Extracted records |
________________________

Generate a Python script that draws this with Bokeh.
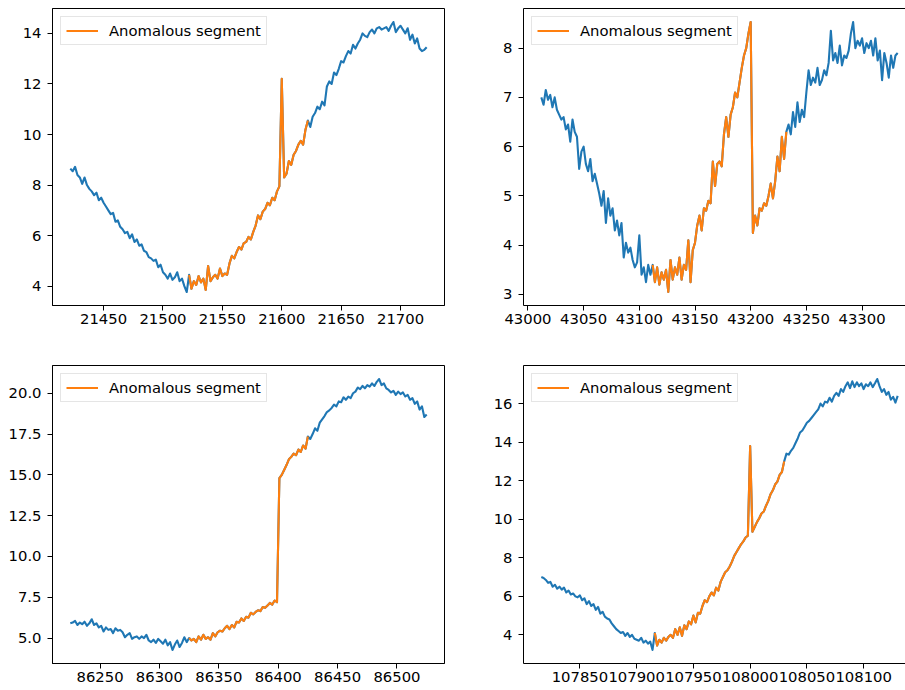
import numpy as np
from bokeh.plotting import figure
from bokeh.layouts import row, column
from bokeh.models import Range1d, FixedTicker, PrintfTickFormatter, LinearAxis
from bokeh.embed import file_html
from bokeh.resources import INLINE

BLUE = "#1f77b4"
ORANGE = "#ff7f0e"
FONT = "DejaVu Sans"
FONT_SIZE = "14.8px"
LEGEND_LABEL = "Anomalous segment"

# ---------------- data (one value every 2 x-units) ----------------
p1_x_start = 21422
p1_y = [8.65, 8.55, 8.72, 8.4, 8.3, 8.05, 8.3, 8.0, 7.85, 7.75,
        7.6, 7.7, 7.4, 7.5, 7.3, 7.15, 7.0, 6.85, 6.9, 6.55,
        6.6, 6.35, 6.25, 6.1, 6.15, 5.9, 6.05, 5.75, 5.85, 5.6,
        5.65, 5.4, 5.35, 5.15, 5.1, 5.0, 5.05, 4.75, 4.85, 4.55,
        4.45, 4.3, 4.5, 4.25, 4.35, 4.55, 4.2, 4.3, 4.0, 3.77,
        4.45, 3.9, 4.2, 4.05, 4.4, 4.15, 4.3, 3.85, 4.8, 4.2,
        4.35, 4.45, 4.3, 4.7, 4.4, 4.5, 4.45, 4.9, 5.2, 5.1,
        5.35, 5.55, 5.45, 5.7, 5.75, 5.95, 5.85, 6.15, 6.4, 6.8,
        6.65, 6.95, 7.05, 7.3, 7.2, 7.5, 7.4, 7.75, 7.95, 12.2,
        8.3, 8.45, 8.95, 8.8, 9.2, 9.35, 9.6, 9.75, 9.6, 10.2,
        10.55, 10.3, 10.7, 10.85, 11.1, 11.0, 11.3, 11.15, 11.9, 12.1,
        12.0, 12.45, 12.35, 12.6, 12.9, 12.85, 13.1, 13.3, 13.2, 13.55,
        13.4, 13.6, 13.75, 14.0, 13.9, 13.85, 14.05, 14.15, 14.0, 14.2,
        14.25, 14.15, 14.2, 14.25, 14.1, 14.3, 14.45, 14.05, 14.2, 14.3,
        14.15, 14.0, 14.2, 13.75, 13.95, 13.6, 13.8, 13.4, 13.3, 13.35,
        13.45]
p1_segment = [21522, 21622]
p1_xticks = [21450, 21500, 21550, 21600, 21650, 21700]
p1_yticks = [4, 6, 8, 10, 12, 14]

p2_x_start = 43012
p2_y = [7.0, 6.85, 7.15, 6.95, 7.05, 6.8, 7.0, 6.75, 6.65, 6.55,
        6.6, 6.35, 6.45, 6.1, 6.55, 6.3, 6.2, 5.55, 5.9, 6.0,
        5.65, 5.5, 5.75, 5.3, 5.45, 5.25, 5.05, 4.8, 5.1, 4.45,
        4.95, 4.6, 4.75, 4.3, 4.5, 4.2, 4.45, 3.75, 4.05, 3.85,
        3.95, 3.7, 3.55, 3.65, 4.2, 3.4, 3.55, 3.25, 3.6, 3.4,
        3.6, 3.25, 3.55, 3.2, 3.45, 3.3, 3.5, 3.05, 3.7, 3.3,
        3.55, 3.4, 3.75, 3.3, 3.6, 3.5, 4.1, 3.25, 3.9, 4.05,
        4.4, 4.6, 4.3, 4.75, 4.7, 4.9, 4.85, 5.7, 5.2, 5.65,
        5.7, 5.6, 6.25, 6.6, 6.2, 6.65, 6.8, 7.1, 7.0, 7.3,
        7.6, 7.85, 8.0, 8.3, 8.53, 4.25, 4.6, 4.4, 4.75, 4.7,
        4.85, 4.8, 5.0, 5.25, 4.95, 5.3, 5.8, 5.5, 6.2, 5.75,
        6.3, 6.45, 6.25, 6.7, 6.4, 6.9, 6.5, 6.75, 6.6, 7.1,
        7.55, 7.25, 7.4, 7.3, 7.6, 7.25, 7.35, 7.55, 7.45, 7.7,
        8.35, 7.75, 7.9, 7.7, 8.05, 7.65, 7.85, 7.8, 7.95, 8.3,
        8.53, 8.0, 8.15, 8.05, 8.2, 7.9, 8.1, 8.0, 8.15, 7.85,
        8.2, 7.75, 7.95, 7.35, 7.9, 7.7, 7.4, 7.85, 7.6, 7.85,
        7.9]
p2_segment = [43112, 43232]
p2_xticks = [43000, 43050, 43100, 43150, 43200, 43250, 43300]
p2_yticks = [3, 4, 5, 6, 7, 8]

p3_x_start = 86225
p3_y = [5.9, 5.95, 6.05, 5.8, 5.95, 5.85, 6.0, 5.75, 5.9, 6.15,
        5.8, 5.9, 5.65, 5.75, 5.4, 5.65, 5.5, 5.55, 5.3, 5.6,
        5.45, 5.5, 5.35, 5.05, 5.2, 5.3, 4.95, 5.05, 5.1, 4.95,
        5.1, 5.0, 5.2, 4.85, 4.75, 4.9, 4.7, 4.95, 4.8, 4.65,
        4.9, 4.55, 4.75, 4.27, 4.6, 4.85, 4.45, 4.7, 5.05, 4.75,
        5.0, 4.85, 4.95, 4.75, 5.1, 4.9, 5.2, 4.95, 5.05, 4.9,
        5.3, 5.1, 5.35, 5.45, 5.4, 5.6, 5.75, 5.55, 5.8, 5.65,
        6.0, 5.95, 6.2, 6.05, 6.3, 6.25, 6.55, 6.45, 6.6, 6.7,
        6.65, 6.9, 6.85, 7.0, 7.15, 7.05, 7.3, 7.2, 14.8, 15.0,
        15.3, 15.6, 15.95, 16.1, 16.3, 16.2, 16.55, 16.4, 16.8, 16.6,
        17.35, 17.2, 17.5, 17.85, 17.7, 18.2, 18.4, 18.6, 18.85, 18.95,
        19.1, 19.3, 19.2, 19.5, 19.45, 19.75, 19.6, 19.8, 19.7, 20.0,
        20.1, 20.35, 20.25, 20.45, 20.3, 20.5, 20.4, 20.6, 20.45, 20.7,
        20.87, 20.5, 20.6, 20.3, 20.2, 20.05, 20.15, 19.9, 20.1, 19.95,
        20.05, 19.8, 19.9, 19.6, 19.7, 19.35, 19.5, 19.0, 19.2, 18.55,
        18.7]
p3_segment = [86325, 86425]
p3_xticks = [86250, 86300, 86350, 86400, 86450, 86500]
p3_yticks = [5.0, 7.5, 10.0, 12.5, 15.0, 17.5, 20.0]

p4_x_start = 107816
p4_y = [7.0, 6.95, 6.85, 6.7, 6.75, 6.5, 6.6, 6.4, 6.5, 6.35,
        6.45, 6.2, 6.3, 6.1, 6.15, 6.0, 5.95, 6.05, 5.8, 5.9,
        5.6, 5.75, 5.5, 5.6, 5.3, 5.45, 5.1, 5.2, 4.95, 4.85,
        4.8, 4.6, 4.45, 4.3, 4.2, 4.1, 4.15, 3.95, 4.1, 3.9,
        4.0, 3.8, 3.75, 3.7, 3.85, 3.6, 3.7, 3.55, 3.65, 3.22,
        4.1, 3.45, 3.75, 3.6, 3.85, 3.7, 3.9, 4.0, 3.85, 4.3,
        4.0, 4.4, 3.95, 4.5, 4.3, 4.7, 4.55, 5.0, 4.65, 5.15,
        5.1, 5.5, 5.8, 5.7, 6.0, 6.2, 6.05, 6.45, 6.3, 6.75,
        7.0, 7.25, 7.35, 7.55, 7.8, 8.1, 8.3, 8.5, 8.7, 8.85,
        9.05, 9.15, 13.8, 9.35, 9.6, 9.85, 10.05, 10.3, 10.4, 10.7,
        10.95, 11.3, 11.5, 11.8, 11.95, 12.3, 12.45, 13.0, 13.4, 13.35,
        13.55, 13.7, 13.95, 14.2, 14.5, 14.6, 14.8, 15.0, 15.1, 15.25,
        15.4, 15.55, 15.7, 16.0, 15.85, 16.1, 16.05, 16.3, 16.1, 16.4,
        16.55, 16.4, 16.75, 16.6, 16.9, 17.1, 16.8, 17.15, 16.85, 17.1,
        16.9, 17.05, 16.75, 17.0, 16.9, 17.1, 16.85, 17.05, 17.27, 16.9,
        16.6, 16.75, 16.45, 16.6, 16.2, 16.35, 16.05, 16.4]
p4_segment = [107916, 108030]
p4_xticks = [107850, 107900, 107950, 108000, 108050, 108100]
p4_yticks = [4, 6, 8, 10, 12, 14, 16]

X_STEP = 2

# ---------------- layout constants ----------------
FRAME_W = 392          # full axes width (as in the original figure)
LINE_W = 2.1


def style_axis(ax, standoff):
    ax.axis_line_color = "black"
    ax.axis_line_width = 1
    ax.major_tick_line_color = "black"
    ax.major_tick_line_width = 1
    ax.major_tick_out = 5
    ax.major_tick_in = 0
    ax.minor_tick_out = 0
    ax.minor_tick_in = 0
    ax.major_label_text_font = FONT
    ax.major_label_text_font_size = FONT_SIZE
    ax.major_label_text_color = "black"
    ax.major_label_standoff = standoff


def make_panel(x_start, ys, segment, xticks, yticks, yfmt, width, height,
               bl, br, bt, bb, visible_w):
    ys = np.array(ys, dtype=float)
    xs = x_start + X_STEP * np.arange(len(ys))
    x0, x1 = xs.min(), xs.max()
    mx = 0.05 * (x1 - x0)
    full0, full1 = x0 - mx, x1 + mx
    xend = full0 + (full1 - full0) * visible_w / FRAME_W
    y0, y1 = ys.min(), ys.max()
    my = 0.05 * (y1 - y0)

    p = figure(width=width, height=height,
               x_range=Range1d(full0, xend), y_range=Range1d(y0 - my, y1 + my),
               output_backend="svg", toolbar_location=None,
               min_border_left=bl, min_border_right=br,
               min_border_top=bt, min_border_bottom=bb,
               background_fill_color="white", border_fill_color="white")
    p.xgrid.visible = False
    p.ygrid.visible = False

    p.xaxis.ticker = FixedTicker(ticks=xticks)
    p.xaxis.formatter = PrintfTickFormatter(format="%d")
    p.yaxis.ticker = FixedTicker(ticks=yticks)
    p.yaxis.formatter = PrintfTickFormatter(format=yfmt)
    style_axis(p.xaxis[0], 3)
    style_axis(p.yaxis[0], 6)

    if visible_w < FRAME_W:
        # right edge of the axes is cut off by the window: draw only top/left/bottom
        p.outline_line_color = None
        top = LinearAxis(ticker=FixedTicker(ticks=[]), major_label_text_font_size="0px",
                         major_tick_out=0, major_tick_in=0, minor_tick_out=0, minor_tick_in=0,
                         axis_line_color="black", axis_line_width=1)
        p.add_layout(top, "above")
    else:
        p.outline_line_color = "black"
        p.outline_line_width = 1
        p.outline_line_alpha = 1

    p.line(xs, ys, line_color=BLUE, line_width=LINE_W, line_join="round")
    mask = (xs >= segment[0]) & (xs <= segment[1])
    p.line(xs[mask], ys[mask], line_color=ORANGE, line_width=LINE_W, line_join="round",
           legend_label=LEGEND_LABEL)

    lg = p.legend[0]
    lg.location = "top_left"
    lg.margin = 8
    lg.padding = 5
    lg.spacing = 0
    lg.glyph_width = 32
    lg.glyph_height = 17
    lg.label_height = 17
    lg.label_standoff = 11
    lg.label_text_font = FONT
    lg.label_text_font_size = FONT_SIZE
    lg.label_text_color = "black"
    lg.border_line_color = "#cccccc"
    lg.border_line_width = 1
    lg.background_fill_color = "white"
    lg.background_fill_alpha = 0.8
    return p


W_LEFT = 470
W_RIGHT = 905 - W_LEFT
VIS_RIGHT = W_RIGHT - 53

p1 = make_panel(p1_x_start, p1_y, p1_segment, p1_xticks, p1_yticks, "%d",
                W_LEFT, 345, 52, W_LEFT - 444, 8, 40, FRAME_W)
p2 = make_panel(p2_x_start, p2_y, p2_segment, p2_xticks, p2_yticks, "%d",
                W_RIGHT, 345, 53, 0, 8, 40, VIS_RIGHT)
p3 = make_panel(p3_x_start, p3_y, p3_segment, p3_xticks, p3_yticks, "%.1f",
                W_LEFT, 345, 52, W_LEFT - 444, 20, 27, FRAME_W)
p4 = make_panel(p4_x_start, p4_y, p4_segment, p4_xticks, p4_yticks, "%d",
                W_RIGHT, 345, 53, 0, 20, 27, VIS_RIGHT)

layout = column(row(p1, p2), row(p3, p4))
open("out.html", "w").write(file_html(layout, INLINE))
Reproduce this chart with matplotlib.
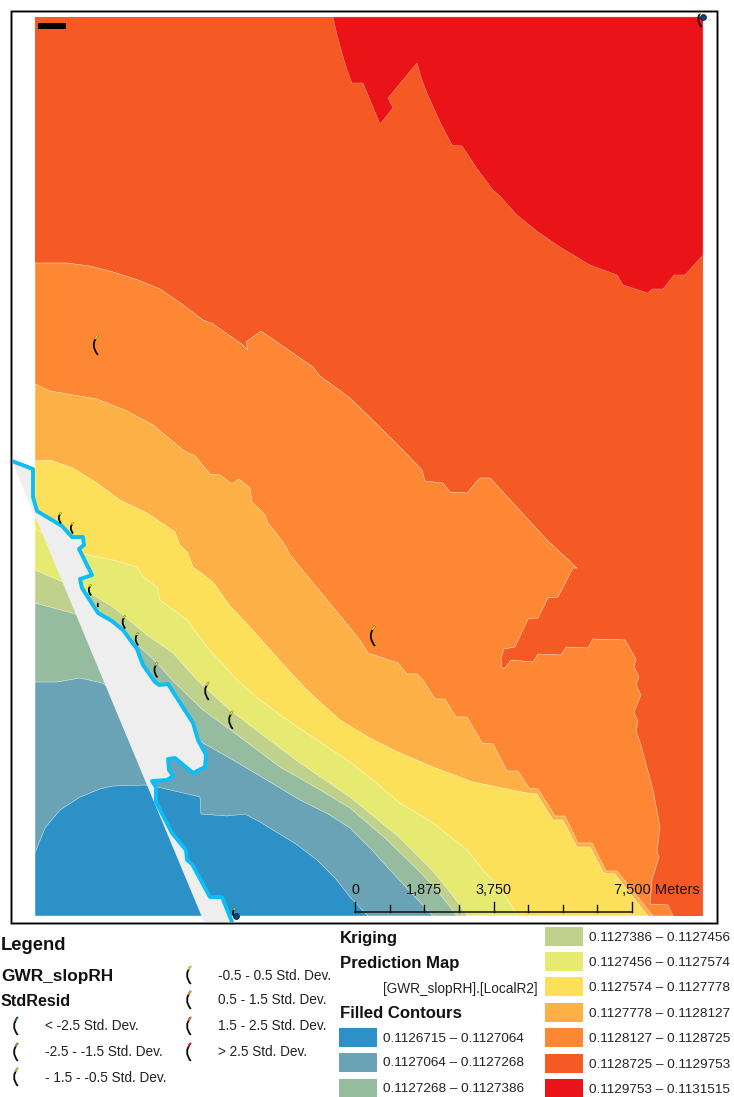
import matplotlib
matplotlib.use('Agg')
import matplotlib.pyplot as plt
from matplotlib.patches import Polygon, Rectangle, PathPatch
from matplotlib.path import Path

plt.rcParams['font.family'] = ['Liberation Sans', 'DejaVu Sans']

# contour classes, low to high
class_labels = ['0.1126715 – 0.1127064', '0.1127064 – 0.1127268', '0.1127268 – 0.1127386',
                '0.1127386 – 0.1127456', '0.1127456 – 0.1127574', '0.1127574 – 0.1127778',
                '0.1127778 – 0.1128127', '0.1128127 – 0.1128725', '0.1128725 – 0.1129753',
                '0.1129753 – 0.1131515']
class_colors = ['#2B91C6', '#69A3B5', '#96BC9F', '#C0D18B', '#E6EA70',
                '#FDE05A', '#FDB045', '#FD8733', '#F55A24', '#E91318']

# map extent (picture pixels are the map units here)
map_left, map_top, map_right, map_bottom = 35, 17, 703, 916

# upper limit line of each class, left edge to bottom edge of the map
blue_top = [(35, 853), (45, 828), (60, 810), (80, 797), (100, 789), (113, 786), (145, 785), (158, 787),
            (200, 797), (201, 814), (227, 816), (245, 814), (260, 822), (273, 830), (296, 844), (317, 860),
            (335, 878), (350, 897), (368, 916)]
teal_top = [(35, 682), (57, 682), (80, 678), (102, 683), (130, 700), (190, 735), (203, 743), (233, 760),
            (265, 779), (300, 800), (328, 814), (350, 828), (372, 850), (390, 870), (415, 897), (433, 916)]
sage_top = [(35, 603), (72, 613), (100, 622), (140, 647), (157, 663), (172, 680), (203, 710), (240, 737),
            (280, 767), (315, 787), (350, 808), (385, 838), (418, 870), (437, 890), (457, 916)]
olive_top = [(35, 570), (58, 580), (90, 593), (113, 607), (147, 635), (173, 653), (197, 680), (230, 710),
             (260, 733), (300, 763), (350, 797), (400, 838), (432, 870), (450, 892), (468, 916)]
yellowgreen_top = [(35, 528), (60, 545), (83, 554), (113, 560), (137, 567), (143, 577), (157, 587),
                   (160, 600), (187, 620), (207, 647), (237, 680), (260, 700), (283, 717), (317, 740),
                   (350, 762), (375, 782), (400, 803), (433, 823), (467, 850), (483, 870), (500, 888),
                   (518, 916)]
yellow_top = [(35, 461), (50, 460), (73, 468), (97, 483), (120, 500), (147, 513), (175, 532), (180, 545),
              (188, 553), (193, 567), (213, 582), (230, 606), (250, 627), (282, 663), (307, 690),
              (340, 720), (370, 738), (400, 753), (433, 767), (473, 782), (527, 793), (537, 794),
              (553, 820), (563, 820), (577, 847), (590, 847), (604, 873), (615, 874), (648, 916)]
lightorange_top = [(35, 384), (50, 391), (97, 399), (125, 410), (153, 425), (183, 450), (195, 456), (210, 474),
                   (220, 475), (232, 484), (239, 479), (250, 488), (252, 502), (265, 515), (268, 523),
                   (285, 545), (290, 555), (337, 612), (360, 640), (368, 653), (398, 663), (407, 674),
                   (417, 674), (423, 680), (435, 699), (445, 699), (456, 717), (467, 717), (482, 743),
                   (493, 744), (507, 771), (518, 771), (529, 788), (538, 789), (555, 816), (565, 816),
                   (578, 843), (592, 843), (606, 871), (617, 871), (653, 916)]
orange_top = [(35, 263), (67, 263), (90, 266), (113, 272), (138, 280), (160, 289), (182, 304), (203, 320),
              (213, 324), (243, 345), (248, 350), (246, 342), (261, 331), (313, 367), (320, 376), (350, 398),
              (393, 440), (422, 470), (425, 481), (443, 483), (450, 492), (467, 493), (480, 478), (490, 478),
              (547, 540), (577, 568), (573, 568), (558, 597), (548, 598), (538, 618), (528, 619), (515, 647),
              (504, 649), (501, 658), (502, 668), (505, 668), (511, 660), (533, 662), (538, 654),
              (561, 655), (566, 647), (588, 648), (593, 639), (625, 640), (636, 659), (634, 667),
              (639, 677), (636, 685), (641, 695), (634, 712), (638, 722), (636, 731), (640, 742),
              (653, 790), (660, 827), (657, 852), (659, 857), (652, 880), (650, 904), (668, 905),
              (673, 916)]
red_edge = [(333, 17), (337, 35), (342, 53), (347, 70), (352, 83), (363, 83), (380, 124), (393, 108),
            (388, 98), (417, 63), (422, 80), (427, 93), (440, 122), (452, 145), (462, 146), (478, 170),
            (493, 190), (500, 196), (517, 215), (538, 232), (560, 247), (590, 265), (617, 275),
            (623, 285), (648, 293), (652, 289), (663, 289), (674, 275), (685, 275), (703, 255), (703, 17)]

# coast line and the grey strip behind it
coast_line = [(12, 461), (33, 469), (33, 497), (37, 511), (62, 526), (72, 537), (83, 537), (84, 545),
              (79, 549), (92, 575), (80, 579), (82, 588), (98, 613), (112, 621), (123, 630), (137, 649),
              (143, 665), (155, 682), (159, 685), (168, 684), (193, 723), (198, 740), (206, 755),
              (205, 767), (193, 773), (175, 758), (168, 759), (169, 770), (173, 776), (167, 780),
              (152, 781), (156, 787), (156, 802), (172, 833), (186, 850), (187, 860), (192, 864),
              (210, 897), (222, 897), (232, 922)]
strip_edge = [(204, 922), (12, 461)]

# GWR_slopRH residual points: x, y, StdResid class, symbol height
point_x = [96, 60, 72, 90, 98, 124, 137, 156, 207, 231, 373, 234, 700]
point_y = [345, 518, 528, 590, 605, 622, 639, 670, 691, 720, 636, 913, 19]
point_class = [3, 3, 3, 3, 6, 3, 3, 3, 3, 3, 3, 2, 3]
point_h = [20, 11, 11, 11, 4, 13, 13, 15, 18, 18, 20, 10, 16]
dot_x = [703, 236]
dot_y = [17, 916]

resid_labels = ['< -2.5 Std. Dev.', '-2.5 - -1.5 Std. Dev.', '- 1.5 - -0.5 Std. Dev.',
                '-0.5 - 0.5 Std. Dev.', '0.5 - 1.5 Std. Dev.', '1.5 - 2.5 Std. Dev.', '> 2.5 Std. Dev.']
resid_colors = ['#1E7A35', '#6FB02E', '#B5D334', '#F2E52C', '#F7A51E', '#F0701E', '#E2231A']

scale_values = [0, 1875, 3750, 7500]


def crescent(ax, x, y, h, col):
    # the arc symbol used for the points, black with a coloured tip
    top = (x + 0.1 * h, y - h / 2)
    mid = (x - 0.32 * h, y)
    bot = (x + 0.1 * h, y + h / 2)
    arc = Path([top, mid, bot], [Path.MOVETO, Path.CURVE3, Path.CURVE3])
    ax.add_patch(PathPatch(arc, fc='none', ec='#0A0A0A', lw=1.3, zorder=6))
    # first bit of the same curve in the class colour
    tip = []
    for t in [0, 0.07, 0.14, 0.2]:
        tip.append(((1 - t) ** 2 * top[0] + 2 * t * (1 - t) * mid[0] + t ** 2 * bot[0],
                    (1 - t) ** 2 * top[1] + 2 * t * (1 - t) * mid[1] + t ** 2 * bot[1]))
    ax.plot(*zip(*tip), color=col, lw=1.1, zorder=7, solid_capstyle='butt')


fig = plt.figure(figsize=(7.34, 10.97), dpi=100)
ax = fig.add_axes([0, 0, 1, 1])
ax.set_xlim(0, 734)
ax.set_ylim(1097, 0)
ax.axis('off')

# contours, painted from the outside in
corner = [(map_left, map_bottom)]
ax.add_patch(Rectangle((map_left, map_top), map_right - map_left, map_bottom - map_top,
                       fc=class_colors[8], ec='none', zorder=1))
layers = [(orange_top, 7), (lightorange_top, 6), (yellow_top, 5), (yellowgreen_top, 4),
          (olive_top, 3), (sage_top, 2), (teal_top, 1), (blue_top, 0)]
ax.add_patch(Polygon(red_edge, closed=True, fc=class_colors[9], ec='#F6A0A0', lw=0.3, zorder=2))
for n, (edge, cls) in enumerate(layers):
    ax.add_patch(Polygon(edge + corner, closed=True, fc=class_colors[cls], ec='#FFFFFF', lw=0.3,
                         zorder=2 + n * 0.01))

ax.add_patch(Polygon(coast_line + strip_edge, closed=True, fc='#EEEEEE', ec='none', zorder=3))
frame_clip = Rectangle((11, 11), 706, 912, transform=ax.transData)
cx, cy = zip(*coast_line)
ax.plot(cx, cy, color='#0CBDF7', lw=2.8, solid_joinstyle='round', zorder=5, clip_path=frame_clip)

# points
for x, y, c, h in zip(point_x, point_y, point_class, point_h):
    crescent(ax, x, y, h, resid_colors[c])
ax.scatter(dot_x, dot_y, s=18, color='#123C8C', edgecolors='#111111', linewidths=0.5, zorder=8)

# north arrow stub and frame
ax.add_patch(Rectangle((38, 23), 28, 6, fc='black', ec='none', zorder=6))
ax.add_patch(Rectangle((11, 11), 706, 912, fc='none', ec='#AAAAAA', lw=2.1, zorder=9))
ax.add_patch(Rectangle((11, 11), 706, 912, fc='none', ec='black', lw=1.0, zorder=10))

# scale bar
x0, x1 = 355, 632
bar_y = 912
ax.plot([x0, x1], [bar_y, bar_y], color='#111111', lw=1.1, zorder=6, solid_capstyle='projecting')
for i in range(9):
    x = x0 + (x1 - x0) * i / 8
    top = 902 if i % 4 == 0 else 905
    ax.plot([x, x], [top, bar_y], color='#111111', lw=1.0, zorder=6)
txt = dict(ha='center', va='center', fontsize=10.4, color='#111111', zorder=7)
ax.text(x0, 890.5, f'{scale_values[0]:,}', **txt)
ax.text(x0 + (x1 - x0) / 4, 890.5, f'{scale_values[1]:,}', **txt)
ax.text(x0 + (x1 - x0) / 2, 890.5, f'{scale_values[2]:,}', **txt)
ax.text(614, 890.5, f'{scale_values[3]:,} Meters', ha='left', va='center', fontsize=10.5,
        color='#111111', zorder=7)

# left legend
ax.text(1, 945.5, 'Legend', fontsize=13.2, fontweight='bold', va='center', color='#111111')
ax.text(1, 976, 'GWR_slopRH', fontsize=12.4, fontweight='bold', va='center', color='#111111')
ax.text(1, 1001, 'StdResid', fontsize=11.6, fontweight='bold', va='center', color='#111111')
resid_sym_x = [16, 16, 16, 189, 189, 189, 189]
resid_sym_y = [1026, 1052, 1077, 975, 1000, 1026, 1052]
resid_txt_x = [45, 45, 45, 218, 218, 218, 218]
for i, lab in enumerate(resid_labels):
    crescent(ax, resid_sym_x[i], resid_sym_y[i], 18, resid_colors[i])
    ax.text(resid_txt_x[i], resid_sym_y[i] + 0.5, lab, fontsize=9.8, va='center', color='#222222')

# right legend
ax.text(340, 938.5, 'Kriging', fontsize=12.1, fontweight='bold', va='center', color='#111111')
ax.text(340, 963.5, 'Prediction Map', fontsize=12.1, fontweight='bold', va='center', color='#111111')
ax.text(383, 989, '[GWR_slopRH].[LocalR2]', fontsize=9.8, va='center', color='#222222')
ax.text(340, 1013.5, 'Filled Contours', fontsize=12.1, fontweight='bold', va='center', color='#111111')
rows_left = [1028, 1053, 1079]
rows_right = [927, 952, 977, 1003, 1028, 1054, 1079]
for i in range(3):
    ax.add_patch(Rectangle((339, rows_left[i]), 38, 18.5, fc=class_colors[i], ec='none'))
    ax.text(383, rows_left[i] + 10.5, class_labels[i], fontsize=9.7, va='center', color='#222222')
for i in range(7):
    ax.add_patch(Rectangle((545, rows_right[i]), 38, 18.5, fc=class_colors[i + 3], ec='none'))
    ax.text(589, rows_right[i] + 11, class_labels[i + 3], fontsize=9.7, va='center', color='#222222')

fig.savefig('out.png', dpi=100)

________________________

Job |
Print everything from the line with "Reproduce this chart with matplotlib." down to the line with "plt.rcParams['font.family'] = ['Liberation", both included, exactly as written and without the pictures.

Reply to the task |
Reproduce this chart with matplotlib.
import matplotlib
matplotlib.use('Agg')
import matplotlib.pyplot as plt
from matplotlib.patches import Polygon, Rectangle, PathPatch
from matplotlib.path import Path

plt.rcParams['font.family'] = ['Liberation Sans', 'DejaVu Sans']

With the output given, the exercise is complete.